Provided data ::
_____

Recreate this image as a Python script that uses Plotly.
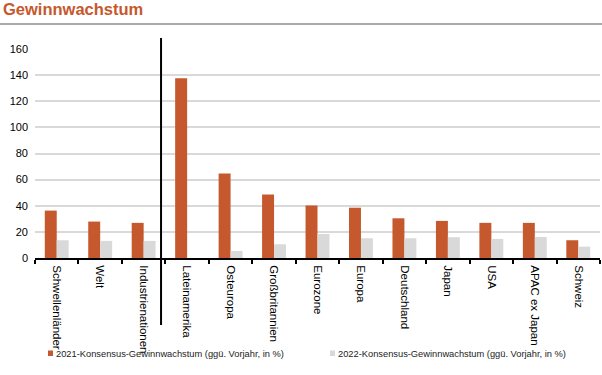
import plotly.graph_objects as go

categories = ["Schwellenländer", "Welt", "Industrienationen", "Lateinamerika", "Osteuropa",
              "Großbritannien", "Eurozone", "Europa", "Deutschland", "Japan", "USA",
              "APAC ex Japan", "Schweiz"]
growth_2021 = [36.3, 27.9, 26.9, 137.6, 64.7, 48.6, 40.2, 38.5, 30.4, 28.4, 26.9, 26.9, 13.6]
growth_2022 = [13.6, 13.1, 13.1, None, 5.4, 10.5, 18.4, 15.1, 15.1, 15.9, 14.6, 16.1, 8.7]
y_ticks = [0, 20, 40, 60, 80, 100, 120, 140, 160]
series_names = ["2021-Konsensus-Gewinnwachstum (ggü. Vorjahr, in %)",
                "2022-Konsensus-Gewinnwachstum (ggü. Vorjahr, in %)"]
title_text = "Gewinnwachstum"

ORANGE = "#C5582D"
GREY = "#D9D9D9"
FONT = "Liberation Sans, Arial, sans-serif"

fig = go.Figure()
fig.add_trace(go.Bar(x=categories, y=growth_2021, name=series_names[0],
                     marker=dict(color=ORANGE, line=dict(width=0))))
fig.add_trace(go.Bar(x=categories, y=growth_2022, name=series_names[1],
                     marker=dict(color=GREY, line=dict(width=0))))

L, R, T, B = 35, 2, 49, 117
W, H = 602, 375
pw = W - L - R
ph = H - T - B


def px_x(p):
    return (p - L) / pw


def px_y(p):
    return (H - B - p) / ph


shapes = [
    dict(type="line", xref="x", yref="paper", x0=2.4, x1=2.4, y0=px_y(325), y1=px_y(38),
         line=dict(color="#000000", width=2)),
    dict(type="line", xref="paper", yref="paper", x0=px_x(0), x1=px_x(602), y0=px_y(24), y1=px_y(24),
         line=dict(color="#8C8C8C", width=1.5)),
]
annotations = [
    dict(text="<b>" + title_text + "</b>", xref="paper", yref="paper", x=px_x(1), y=px_y(9),
         xanchor="left", yanchor="middle", showarrow=False,
         font=dict(size=16.5, color=ORANGE, family=FONT)),
]

# legend (small square + text), as in the original
legend_items = [(48, ORANGE, series_names[0]), (330, GREY, series_names[1])]
for lx, col, name in legend_items:
    shapes.append(dict(type="rect", xref="paper", yref="paper",
                       x0=px_x(lx), x1=px_x(lx + 5), y0=px_y(356), y1=px_y(350.5),
                       fillcolor=col, line=dict(width=0)))
    annotations.append(dict(text=name, xref="paper", yref="paper", x=px_x(lx + 5.5), y=px_y(353.5),
                            xanchor="left", yanchor="middle", showarrow=False,
                            font=dict(size=9.3, color="#222222", family=FONT)))

fig.update_layout(
    width=W, height=H,
    margin=dict(l=L, r=R, t=T, b=B, autoexpand=False),
    paper_bgcolor="white", plot_bgcolor="white",
    barmode="group", bargap=0.45, bargroupgap=0,
    font=dict(family=FONT, size=11, color="#000000"),
    showlegend=False,
    xaxis=dict(type="category", showgrid=False, showline=True, linecolor="#000000", linewidth=2,
               ticks="outside", tickson="boundaries", ticklen=4, tickwidth=2, tickcolor="#000000",
               tickangle=90, tickfont=dict(size=11.5), zeroline=False, ticklabelstandoff=3,
               automargin=False),
    yaxis=dict(range=[0, 160], tickvals=y_ticks, showgrid=True, gridcolor=GREY, gridwidth=2,
               zeroline=False, showline=False, ticks="", tickfont=dict(size=11),
               ticklabelstandoff=6, automargin=False),
    shapes=shapes,
    annotations=annotations,
)

fig.write_html("out.html", config={"displayModeBar": False},
               post_script="document.body.style.margin='0px';")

_____

Brief :: Make an exact reproduction of the listing above, without any pictures.

The output ::
Recreate this image as a Python script that uses Plotly.
import plotly.graph_objects as go

categories = ["Schwellenländer", "Welt", "Industrienationen", "Lateinamerika", "Osteuropa",
              "Großbritannien", "Eurozone", "Europa", "Deutschland", "Japan", "USA",
              "APAC ex Japan", "Schweiz"]
growth_2021 = [36.3, 27.9, 26.9, 137.6, 64.7, 48.6, 40.2, 38.5, 30.4, 28.4, 26.9, 26.9, 13.6]
growth_2022 = [13.6, 13.1, 13.1, None, 5.4, 10.5, 18.4, 15.1, 15.1, 15.9, 14.6, 16.1, 8.7]
y_ticks = [0, 20, 40, 60, 80, 100, 120, 140, 160]
series_names = ["2021-Konsensus-Gewinnwachstum (ggü. Vorjahr, in %)",
                "2022-Konsensus-Gewinnwachstum (ggü. Vorjahr, in %)"]
title_text = "Gewinnwachstum"

ORANGE = "#C5582D"
GREY = "#D9D9D9"
FONT = "Liberation Sans, Arial, sans-serif"

fig = go.Figure()
fig.add_trace(go.Bar(x=categories, y=growth_2021, name=series_names[0],
                     marker=dict(color=ORANGE, line=dict(width=0))))
fig.add_trace(go.Bar(x=categories, y=growth_2022, name=series_names[1],
                     marker=dict(color=GREY, line=dict(width=0))))

L, R, T, B = 35, 2, 49, 117
W, H = 602, 375
pw = W - L - R
ph = H - T - B


def px_x(p):
    return (p - L) / pw


def px_y(p):
    return (H - B - p) / ph


shapes = [
    dict(type="line", xref="x", yref="paper", x0=2.4, x1=2.4, y0=px_y(325), y1=px_y(38),
         line=dict(color="#000000", width=2)),
    dict(type="line", xref="paper", yref="paper", x0=px_x(0), x1=px_x(602), y0=px_y(24), y1=px_y(24),
         line=dict(color="#8C8C8C", width=1.5)),
]
annotations = [
    dict(text="<b>" + title_text + "</b>", xref="paper", yref="paper", x=px_x(1), y=px_y(9),
         xanchor="left", yanchor="middle", showarrow=False,
         font=dict(size=16.5, color=ORANGE, family=FONT)),
]

# legend (small square + text), as in the original
legend_items = [(48, ORANGE, series_names[0]), (330, GREY, series_names[1])]
for lx, col, name in legend_items:
    shapes.append(dict(type="rect", xref="paper", yref="paper",
                       x0=px_x(lx), x1=px_x(lx + 5), y0=px_y(356), y1=px_y(350.5),
                       fillcolor=col, line=dict(width=0)))
    annotations.append(dict(text=name, xref="paper", yref="paper", x=px_x(lx + 5.5), y=px_y(353.5),
                            xanchor="left", yanchor="middle", showarrow=False,
                            font=dict(size=9.3, color="#222222", family=FONT)))

fig.update_layout(
    width=W, height=H,
    margin=dict(l=L, r=R, t=T, b=B, autoexpand=False),
    paper_bgcolor="white", plot_bgcolor="white",
    barmode="group", bargap=0.45, bargroupgap=0,
    font=dict(family=FONT, size=11, color="#000000"),
    showlegend=False,
    xaxis=dict(type="category", showgrid=False, showline=True, linecolor="#000000", linewidth=2,
               ticks="outside", tickson="boundaries", ticklen=4, tickwidth=2, tickcolor="#000000",
               tickangle=90, tickfont=dict(size=11.5), zeroline=False, ticklabelstandoff=3,
               automargin=False),
    yaxis=dict(range=[0, 160], tickvals=y_ticks, showgrid=True, gridcolor=GREY, gridwidth=2,
               zeroline=False, showline=False, ticks="", tickfont=dict(size=11),
               ticklabelstandoff=6, automargin=False),
    shapes=shapes,
    annotations=annotations,
)

fig.write_html("out.html", config={"displayModeBar": False},
               post_script="document.body.style.margin='0px';")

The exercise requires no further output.